Line 2 of Schedule SE reflects net earnings from self-employment, based on Schedule C (Form 1040) for sole proprietors or Schedule K-1 (Form 1065) for business partners. The IRS defines self-employment income as earnings from independent contracting, freelancing, or business ownership rather than wages reported on a W-2.

For sole proprietors, Schedule C, line 31 provides the net profit to report. This includes revenue from goods or services, minus deductible expenses. If a taxpayer operates multiple sole proprietorships, the combined net earnings must be included. Partners report their share of business income from Schedule K-1, box 14, code A.

Certain income types are excluded. Rental income on Schedule E is generally not subject to self-employment tax unless substantial services are provided, such as in short-term rentals. Dividends, interest, and capital gains are also excluded, as they are considered passive income.

Deductible Items That Adjust This Figure

Self-employment earnings on Line 2 are adjusted by specific deductions. One major deduction is the employer-equivalent portion of self-employment tax—50% of the total tax—claimed on Form 1040 to lower taxable income.

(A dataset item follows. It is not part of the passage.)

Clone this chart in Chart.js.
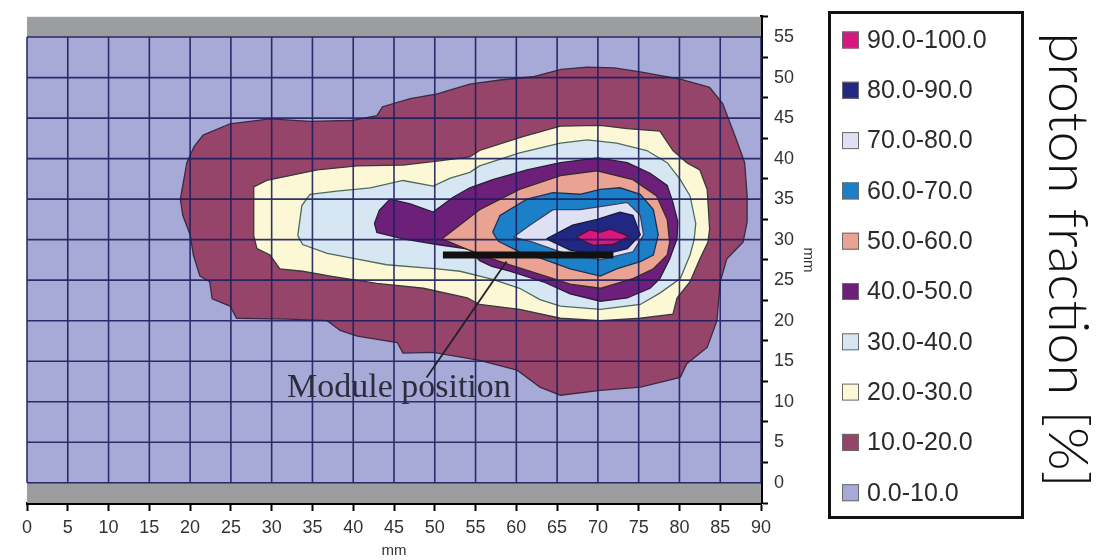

Retirement contributions also reduce this figure. Contributions to a SEP IRA, Solo 401(k), or SIMPLE IRA lower net self-employment income. In 2024, a self-employed individual can contribute up to 25% of net earnings (after deducting self-employment tax) to a SEP IRA, with a maximum cap of $69,000.

Health insurance premiums for oneself, a spouse, and dependents are deductible if the taxpayer lacks employer-sponsored coverage. This deduction applies even if the taxpayer does not itemize, offering direct tax savings.

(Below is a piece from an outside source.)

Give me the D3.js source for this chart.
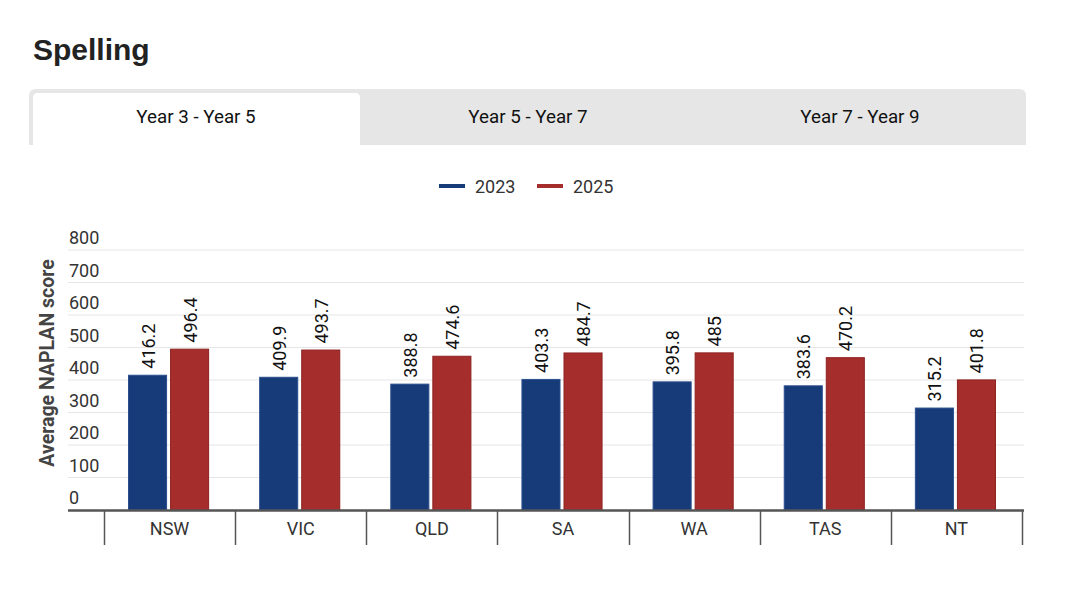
<!DOCTYPE html>
<html>
<head>
<meta charset="utf-8">
<script src="https://cdn.jsdelivr.net/npm/d3@7"></script>
<style>
  body { margin: 0; background: #fff; }
  svg { display: block; }
</style>
</head>
<body>
<div id="chart"></div>
<script>
// chart data
var states = ["NSW", "VIC", "QLD", "SA", "WA", "TAS", "NT"];
var years = ["2023", "2025"];
var scores2023 = [416.2, 409.9, 388.8, 403.3, 395.8, 383.6, 315.2];
var scores2025 = [496.4, 493.7, 474.6, 484.7, 485, 470.2, 401.8];
var yTicks = [0, 100, 200, 300, 400, 500, 600, 700, 800];
var tabs = ["Year 3 - Year 5", "Year 5 - Year 7", "Year 7 - Year 9"];

var width = 1080, height = 607;
var colors = { "2023": "#173a78", "2025": "#a52e2c" };
var strokes = { "2023": "#2a4f8f", "2025": "#8e2220" };
var font = "Roboto, 'Noto Sans', sans-serif";

var svg = d3.select("#chart").append("svg")
    .attr("width", width)
    .attr("height", height);

// title
svg.append("text")
    .attr("x", 33)
    .attr("y", 60)
    .style("font-family", "'Liberation Sans', Arial, Helvetica, sans-serif")
    .style("font-weight", "bold")
    .style("font-size", "30px")
    .style("fill", "#222")
    .text("Spelling");

// tab bar
var tabX = d3.scaleBand().domain(tabs).range([30, 1026]);

svg.append("path")
    .attr("d", roundedTop(29, 89, 997, 56, 7))
    .style("fill", "#e6e6e6");

svg.append("path")
    .attr("d", roundedTop(tabX(tabs[0]) + 3, 93, tabX.bandwidth() - 5, 52, 5))
    .style("fill", "#fff");

svg.selectAll(".tab")
    .data(tabs)
    .enter()
    .append("text")
    .attr("class", "tab")
    .attr("x", d => tabX(d) + tabX.bandwidth() / 2)
    .attr("y", 123)
    .attr("text-anchor", "middle")
    .style("font-family", font)
    .style("font-size", "18.8px")
    .style("fill", "#111")
    .text(d => d);

function roundedTop(x, y, w, h, r) {
    return "M" + x + "," + (y + h) +
        "V" + (y + r) +
        "Q" + x + "," + y + " " + (x + r) + "," + y +
        "H" + (x + w - r) +
        "Q" + (x + w) + "," + y + " " + (x + w) + "," + (y + r) +
        "V" + (y + h) + "Z";
}

// legend
var legendX = { "2023": 439, "2025": 537 };
var legend = svg.selectAll(".legend")
    .data(years)
    .enter()
    .append("g")
    .attr("class", "legend")
    .attr("transform", d => "translate(" + legendX[d] + ",186)");

legend.append("line")
    .attr("x1", 0).attr("x2", 26)
    .attr("y1", 0).attr("y2", 0)
    .style("stroke", d => colors[d])
    .style("stroke-width", 4);

legend.append("text")
    .attr("x", 36)
    .attr("y", 7)
    .style("font-family", font)
    .style("font-size", "18px")
    .style("fill", "#333")
    .text(d => d);

// scales
var plotLeft = 68, plotRight = 1024;
var y = d3.scaleLinear().domain([0, 800]).range([510, 250]);
var x0 = d3.scaleBand().domain(states).range([104, 1022]);
var x1 = d3.scaleBand().domain(years).range([0, x0.bandwidth()])
    .paddingInner(0.071)
    .paddingOuter(0.595);

// gridlines and y labels
svg.selectAll(".grid")
    .data(yTicks.filter(d => d > 0))
    .enter()
    .append("line")
    .attr("class", "grid")
    .attr("x1", plotLeft).attr("x2", plotRight)
    .attr("y1", d => y(d)).attr("y2", d => y(d))
    .style("stroke", "#e6e6e6")
    .style("stroke-width", 1);

svg.selectAll(".ylabel")
    .data(yTicks)
    .enter()
    .append("text")
    .attr("class", "ylabel")
    .attr("x", 69)
    .attr("y", d => y(d) - 6)
    .style("font-family", font)
    .style("font-size", "18px")
    .style("fill", "#333")
    .text(d => d);

svg.append("text")
    .attr("transform", "translate(54,363) rotate(-90)")
    .attr("text-anchor", "middle")
    .style("font-family", font)
    .style("font-weight", "bold")
    .style("font-size", "19.5px")
    .style("fill", "#444")
    .text("Average NAPLAN score");

// bars
var rows = states.map((s, i) => ({ state: s, values: [
    { year: "2023", value: scores2023[i] },
    { year: "2025", value: scores2025[i] }
] }));

var groups = svg.selectAll(".state")
    .data(rows)
    .enter()
    .append("g")
    .attr("class", "state")
    .attr("transform", d => "translate(" + x0(d.state) + ",0)");

groups.selectAll("rect")
    .data(d => d.values)
    .enter()
    .append("rect")
    .attr("x", d => x1(d.year) - 0.5)
    .attr("y", d => y(d.value) + 0.5)
    .attr("width", x1.bandwidth() - 1)
    .attr("height", d => y(0) - y(d.value) - 0.5)
    .style("fill", d => colors[d.year])
    .style("stroke", d => strokes[d.year])
    .style("stroke-width", 1);

groups.selectAll(".value")
    .data(d => d.values)
    .enter()
    .append("text")
    .attr("class", "value")
    .attr("transform", d => "translate(" + (x1(d.year) + x1.bandwidth() / 2 + 6) + "," + (y(d.value) - 6) + ") rotate(-90)")
    .style("font-family", font)
    .style("font-size", "18px")
    .style("fill", "#111")
    .text(d => d.value);

// x axis
svg.append("line")
    .attr("x1", plotLeft).attr("x2", plotRight)
    .attr("y1", 510.5).attr("y2", 510.5)
    .style("stroke", "#555")
    .style("stroke-width", 2.5);

var seps = states.map(s => x0(s)).concat([x0.range()[1]]);
svg.selectAll(".sep")
    .data(seps)
    .enter()
    .append("line")
    .attr("class", "sep")
    .attr("x1", d => Math.round(d) + 0.5).attr("x2", d => Math.round(d) + 0.5)
    .attr("y1", 511).attr("y2", 545)
    .style("stroke", "#555")
    .style("stroke-width", 1.5);

svg.selectAll(".xlabel")
    .data(states)
    .enter()
    .append("text")
    .attr("class", "xlabel")
    .attr("x", d => x0(d) + x0.bandwidth() / 2)
    .attr("y", 535)
    .attr("text-anchor", "middle")
    .style("font-family", font)
    .style("font-size", "18px")
    .style("fill", "#333")
    .text(d => d);
</script>
</body>
</html>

Negative Amounts and Special Situations

If business expenses exceed revenue, a net loss occurs. While this eliminates self-employment tax liability, it affects overall tax obligations by reducing adjusted gross income (AGI). This can impact eligibility for deductions and credits tied to AGI, such as the Premium Tax Credit for health insurance or student loan interest deductions.

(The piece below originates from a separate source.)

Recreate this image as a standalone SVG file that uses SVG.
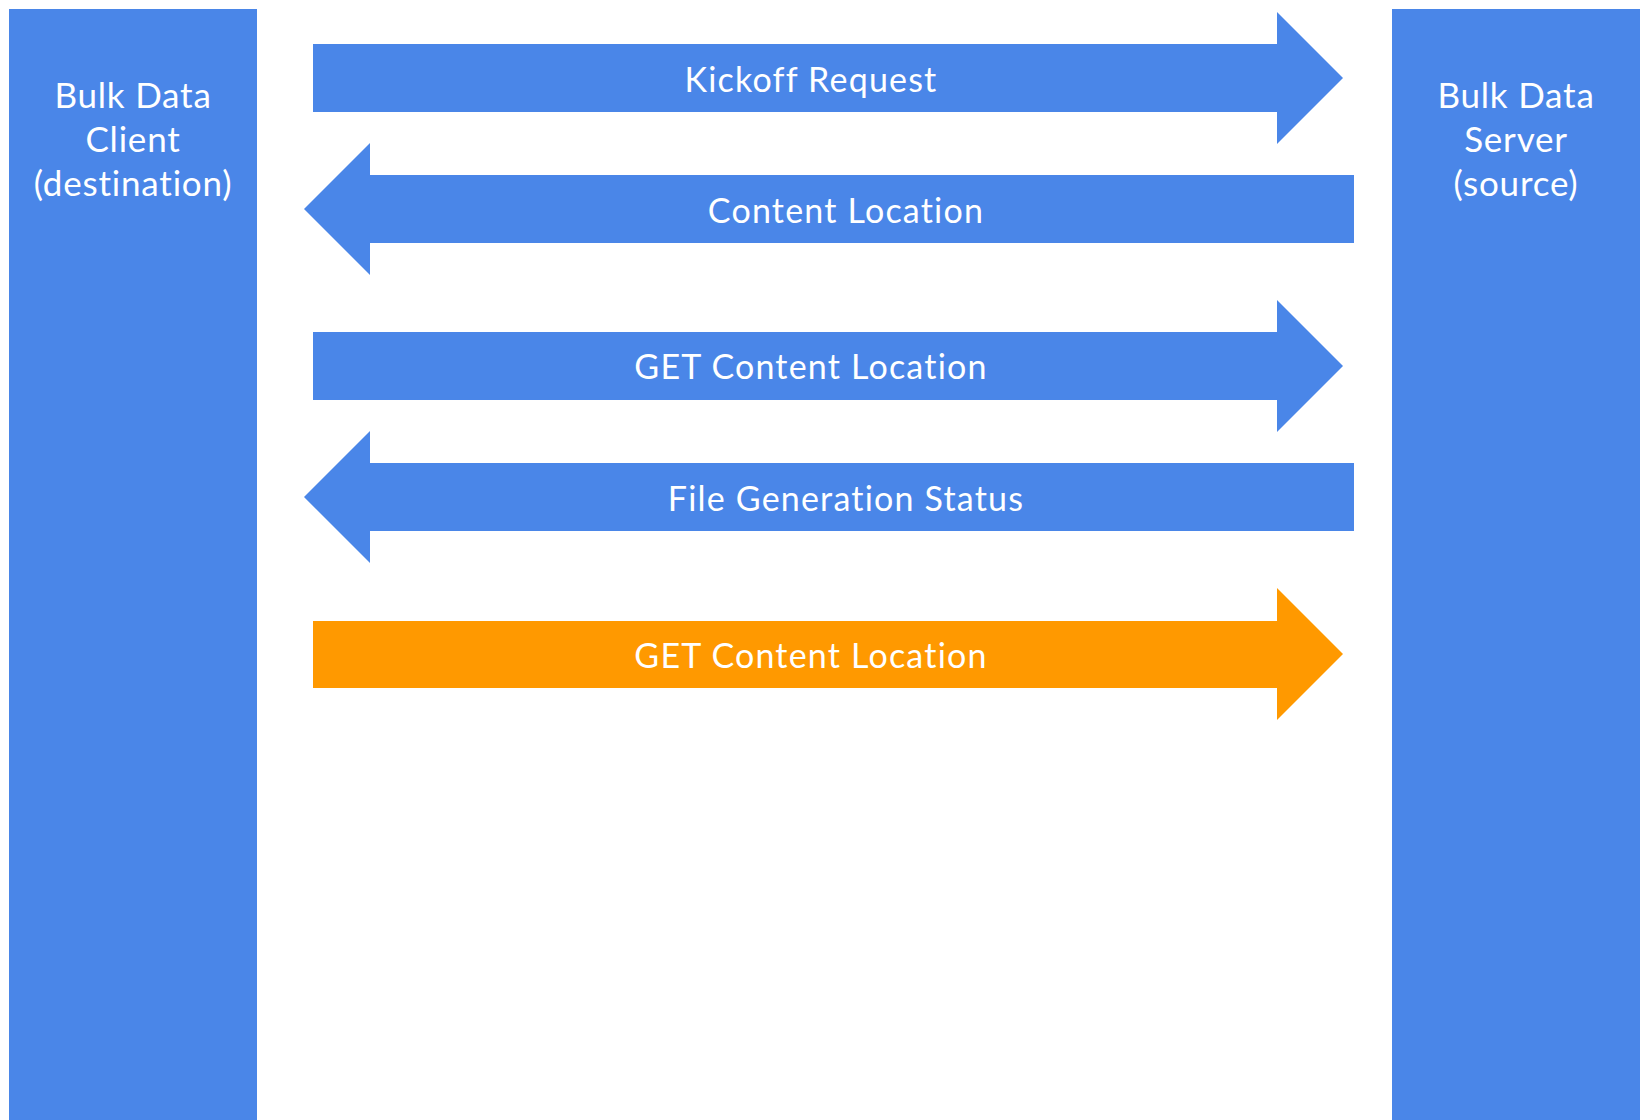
<svg xmlns="http://www.w3.org/2000/svg" width="1646" height="1120" viewBox="0 0 1646 1120">
<style>
.col{fill:#4a86e8}
.arr{fill:#4a86e8}
.orange{fill:#ff9900}
text{font-family:Lato,"Open Sans","Liberation Sans",sans-serif;fill:#ffffff;text-anchor:middle}
.big{font-size:35px;letter-spacing:0.8px}
.lbl{font-size:34px;letter-spacing:1.2px}
</style>
<rect width="1646" height="1120" fill="#ffffff"/>
<g id="client">
<rect class="col" x="9" y="9" width="248" height="1111"/>
<text class="big" x="133" y="108">Bulk Data</text>
<text class="big" x="133" y="152">Client</text>
<text class="big" x="133" y="196">(destination)</text>
</g>
<g id="server">
<rect class="col" x="1392" y="9" width="248" height="1111"/>
<text class="big" x="1516" y="108">Bulk Data</text>
<text class="big" x="1516" y="152">Server</text>
<text class="big" x="1516" y="196">(source)</text>
</g>
<g id="connectors">
<g id="kickoff">
<polygon class="arr" points="313,44 1277,44 1277,12 1343,78 1277,144 1277,112 313,112"/>
<text class="lbl" x="811" y="92">Kickoff Request</text>
</g>
<g id="content-location">
<polygon class="arr" points="1354,175 370,175 370,143 304,209 370,275 370,243 1354,243"/>
<text class="lbl" x="846" y="223">Content Location</text>
</g>
<g id="get-1">
<polygon class="arr" points="313,332 1277,332 1277,300 1343,366 1277,432 1277,400 313,400"/>
<text class="lbl" x="811" y="379">GET Content Location</text>
</g>
<g id="status">
<polygon class="arr" points="1354,463 370,463 370,431 304,497 370,563 370,531 1354,531"/>
<text class="lbl" x="846" y="511">File Generation Status</text>
</g>
<g id="get-2">
<polygon class="orange" points="313,621 1277,621 1277,588 1343,654 1277,720 1277,688 313,688"/>
<text class="lbl" x="811" y="668">GET Content Location</text>
</g>
</g>
</svg>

Losses may be limited by the at-risk or passive activity loss rules. The at-risk rules, outlined in IRS Publication 925, restrict losses to the taxpayer’s financial investment in the business. Excess losses must be carried forward. Passive activity loss rules apply when the taxpayer does not materially participate in the business, meaning losses can only offset passive income.

Certain professions have unique considerations. Farmers may use income averaging on Schedule J to manage tax liability in high-earning years. Real estate professionals who meet material participation tests may treat rental income as non-passive, affecting self-employment tax. Clergy members, though often receiving W-2 wages, must report ministerial earnings for self-employment tax unless they have an approved exemption via Form 4361.

Combining Income from Multiple Ventures

If a taxpayer operates multiple businesses, net earnings from all ventures must be combined to determine self-employment tax liability. Income from consulting, an online store, or a side business must be aggregated before applying self-employment tax.

If one business generates a profit while another incurs a loss, the total self-employment earnings are reduced, lowering tax liability. However, losses from one venture do not offset the self-employment tax on another’s income; they only reduce the total amount subject to tax. For example, if a taxpayer earns $50,000 from freelance work but has a $10,000 loss from another business, self-employment tax applies to $40,000.

Business structure also affects tax treatment. A sole proprietorship’s earnings are fully subject to self-employment tax, whereas an S corporation’s net profits are not. Only wages paid to the owner-employee are subject to payroll taxes, offering potential tax savings.

Reviewing for Errors

Accuracy on Schedule SE Line 2 prevents miscalculations that could lead to overpaying or underpaying self-employment taxes. Even minor mistakes can trigger IRS notices or adjustments.

One common error is failing to reconcile Schedule C or Schedule K-1 figures with Schedule SE. The IRS cross-checks these forms, so inconsistencies can raise red flags. Taxpayers should verify reported net earnings match supporting schedules and ensure adjustments, such as deductible self-employment tax or retirement contributions, are correctly applied. Rounding errors, incorrect loss limitations, or misclassified income can also distort tax liability. Using tax software or consulting a professional helps catch these issues before filing.